Muslim scholar and preacher

Abdul Rashid Sheikh Dawoodi is a Sunni Muslim scholar and preacher, preacher and reformer from Jammu and Kashmir, who founded the Islamic organisation Tehreek-e-Soutul Awliya.

== Biography ==
Abdul Rashid Sheikh was born at Yaripora, Kulgam district. He was enrolled by his father, Sheikh Abdul Rahman, in a religious institute run at that time by Qazi Nisar. After Qazi Nisar died in 2005, he established an Islamic institute called Tehreek-e-Soutul Awliya,which promotes the teachings of the 19th-century Indian scholar Ahmed Raza Khan Barelvi of the Hanafi tradition.

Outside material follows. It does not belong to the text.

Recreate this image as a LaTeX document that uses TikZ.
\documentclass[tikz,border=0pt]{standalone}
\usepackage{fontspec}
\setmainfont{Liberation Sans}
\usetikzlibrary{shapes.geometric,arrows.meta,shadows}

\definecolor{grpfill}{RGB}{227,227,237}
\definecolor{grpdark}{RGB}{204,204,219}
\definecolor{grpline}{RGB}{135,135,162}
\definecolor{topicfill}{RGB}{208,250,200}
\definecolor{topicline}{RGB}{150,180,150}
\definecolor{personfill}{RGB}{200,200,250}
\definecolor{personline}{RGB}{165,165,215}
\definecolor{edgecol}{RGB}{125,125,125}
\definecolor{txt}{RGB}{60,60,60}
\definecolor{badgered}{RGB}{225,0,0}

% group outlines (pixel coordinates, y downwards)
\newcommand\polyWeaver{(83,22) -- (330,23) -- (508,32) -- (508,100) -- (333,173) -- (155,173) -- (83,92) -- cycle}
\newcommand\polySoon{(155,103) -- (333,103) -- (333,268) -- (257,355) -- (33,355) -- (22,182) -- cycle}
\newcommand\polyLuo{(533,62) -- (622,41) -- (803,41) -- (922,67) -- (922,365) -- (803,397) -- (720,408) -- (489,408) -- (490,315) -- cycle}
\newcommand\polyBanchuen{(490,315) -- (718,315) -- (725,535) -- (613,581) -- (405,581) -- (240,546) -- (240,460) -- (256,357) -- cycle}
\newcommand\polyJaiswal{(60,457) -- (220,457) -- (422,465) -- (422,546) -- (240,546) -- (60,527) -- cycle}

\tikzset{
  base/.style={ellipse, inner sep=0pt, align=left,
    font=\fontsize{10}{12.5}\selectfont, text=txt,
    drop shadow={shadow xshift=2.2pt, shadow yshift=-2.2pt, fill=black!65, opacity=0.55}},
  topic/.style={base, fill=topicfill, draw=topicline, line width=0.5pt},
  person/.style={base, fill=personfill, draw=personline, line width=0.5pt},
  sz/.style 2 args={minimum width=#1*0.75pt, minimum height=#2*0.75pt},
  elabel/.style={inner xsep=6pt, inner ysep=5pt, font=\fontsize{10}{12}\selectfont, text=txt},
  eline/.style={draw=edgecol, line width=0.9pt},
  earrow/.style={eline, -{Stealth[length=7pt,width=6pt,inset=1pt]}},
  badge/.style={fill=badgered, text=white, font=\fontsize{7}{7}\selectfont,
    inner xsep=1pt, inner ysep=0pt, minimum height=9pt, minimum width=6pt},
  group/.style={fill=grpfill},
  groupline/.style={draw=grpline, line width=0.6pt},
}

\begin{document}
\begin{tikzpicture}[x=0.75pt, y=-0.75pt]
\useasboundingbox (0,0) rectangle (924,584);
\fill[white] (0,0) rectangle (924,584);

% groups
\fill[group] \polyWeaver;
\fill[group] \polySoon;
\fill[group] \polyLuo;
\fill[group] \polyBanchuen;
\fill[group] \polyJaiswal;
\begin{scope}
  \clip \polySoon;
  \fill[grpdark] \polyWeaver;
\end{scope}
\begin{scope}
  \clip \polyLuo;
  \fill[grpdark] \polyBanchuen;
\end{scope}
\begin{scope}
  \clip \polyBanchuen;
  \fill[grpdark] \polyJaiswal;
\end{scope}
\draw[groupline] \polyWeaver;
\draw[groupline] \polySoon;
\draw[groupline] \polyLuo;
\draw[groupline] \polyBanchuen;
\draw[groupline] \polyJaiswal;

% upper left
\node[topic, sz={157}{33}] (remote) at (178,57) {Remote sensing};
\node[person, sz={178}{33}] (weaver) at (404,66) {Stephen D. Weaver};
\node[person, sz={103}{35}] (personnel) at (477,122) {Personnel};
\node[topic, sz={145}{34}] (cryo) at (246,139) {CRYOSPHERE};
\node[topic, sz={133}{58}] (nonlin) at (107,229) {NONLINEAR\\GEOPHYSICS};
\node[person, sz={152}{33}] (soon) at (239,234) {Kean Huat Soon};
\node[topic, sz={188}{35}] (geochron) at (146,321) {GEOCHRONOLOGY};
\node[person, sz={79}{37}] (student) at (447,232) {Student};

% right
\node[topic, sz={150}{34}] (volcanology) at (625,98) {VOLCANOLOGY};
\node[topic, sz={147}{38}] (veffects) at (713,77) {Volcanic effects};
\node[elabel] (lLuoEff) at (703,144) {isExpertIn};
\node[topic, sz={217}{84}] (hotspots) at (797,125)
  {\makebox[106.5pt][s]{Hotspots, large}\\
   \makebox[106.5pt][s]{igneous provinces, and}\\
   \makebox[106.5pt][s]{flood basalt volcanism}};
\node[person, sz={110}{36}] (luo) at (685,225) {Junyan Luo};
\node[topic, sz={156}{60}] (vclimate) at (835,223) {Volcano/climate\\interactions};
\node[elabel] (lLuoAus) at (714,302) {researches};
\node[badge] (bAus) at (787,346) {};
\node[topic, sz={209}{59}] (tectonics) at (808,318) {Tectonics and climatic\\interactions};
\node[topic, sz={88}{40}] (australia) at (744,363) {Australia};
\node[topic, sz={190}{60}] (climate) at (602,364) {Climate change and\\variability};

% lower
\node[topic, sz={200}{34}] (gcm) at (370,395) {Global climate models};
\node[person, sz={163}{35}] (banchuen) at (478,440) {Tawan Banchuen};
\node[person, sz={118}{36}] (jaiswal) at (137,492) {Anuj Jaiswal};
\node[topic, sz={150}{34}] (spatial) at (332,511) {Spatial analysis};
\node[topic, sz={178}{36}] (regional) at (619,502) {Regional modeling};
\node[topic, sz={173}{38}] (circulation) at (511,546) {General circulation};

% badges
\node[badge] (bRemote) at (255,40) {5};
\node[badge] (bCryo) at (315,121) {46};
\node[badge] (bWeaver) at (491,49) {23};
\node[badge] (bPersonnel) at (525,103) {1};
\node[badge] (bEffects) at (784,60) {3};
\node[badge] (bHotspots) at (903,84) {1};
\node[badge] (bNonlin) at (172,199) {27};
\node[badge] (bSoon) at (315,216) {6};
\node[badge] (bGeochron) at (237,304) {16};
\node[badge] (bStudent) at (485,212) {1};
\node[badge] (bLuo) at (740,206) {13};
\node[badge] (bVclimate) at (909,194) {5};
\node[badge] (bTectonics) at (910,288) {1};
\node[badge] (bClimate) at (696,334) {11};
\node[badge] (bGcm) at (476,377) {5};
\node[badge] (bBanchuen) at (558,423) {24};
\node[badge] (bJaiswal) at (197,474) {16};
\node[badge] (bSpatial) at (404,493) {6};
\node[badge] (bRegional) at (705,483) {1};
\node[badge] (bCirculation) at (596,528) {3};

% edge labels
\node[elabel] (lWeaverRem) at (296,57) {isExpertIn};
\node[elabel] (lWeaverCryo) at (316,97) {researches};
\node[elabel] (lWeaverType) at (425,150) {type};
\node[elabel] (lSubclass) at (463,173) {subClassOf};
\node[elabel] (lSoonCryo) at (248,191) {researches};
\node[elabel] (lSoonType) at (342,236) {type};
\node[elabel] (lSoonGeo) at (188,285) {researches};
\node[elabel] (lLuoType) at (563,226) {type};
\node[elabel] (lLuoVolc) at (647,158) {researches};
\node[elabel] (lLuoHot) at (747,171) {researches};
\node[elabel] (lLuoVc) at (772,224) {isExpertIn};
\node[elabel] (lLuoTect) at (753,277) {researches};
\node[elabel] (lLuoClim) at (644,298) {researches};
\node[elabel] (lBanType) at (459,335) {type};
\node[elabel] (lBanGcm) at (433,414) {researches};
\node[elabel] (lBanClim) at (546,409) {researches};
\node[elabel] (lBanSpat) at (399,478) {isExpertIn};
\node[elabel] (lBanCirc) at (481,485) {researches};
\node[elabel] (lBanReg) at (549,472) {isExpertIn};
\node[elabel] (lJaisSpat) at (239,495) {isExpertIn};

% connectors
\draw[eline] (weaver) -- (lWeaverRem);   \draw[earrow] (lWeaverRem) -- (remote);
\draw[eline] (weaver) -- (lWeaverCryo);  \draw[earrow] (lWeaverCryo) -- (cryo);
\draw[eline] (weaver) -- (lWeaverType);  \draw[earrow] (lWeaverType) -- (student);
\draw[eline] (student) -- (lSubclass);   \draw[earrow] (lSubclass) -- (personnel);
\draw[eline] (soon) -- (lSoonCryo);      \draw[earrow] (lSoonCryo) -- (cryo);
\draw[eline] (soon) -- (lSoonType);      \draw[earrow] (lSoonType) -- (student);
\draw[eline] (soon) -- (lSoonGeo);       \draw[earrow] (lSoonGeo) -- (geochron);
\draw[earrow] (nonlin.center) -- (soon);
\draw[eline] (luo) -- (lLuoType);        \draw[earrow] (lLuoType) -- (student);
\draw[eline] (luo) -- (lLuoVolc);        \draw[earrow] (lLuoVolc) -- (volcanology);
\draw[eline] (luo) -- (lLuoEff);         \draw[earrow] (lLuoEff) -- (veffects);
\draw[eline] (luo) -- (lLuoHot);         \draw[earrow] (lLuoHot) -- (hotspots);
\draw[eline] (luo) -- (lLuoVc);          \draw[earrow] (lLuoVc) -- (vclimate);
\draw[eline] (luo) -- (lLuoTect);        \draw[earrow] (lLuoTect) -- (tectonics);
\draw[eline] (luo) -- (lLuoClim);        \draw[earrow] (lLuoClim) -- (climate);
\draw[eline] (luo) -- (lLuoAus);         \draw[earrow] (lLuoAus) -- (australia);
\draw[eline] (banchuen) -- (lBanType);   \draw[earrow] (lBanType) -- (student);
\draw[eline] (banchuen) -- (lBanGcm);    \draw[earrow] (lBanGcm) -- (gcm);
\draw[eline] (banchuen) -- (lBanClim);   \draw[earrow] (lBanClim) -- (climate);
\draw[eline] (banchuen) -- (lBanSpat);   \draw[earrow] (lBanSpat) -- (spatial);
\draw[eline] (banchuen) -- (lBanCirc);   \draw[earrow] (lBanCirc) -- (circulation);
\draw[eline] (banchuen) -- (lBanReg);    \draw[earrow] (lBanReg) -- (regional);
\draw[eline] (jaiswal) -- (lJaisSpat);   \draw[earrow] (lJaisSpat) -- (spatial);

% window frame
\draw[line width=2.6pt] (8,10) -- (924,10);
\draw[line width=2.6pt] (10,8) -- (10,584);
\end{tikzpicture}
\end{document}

In November 2006, he was wounded in a grenade attack while entering a mosque in Tahab area of Pulwama. Police alleged that the attack was instigated by the militant outfit Hizbul Mujahideen.

He believes that Islam is a religion of peace and advocates for Ulemas to issue fatwas (edicts) in accordance with the Quran and Sharia, than to please anyone. This statement was especially aimed at senior Saudi cleric Sheikh Abdul Aziz Al-Asheikh who, back in 2012, called for the banning and demolition of the churches in Kuwait. Dawoodi said that "there is no scope for violence in Islam".

In September 2022, he was arrested by the central government, without the police citing any details that led them to invoke the Public Safety Act against him. He was released after a year as the court quashed the detection order.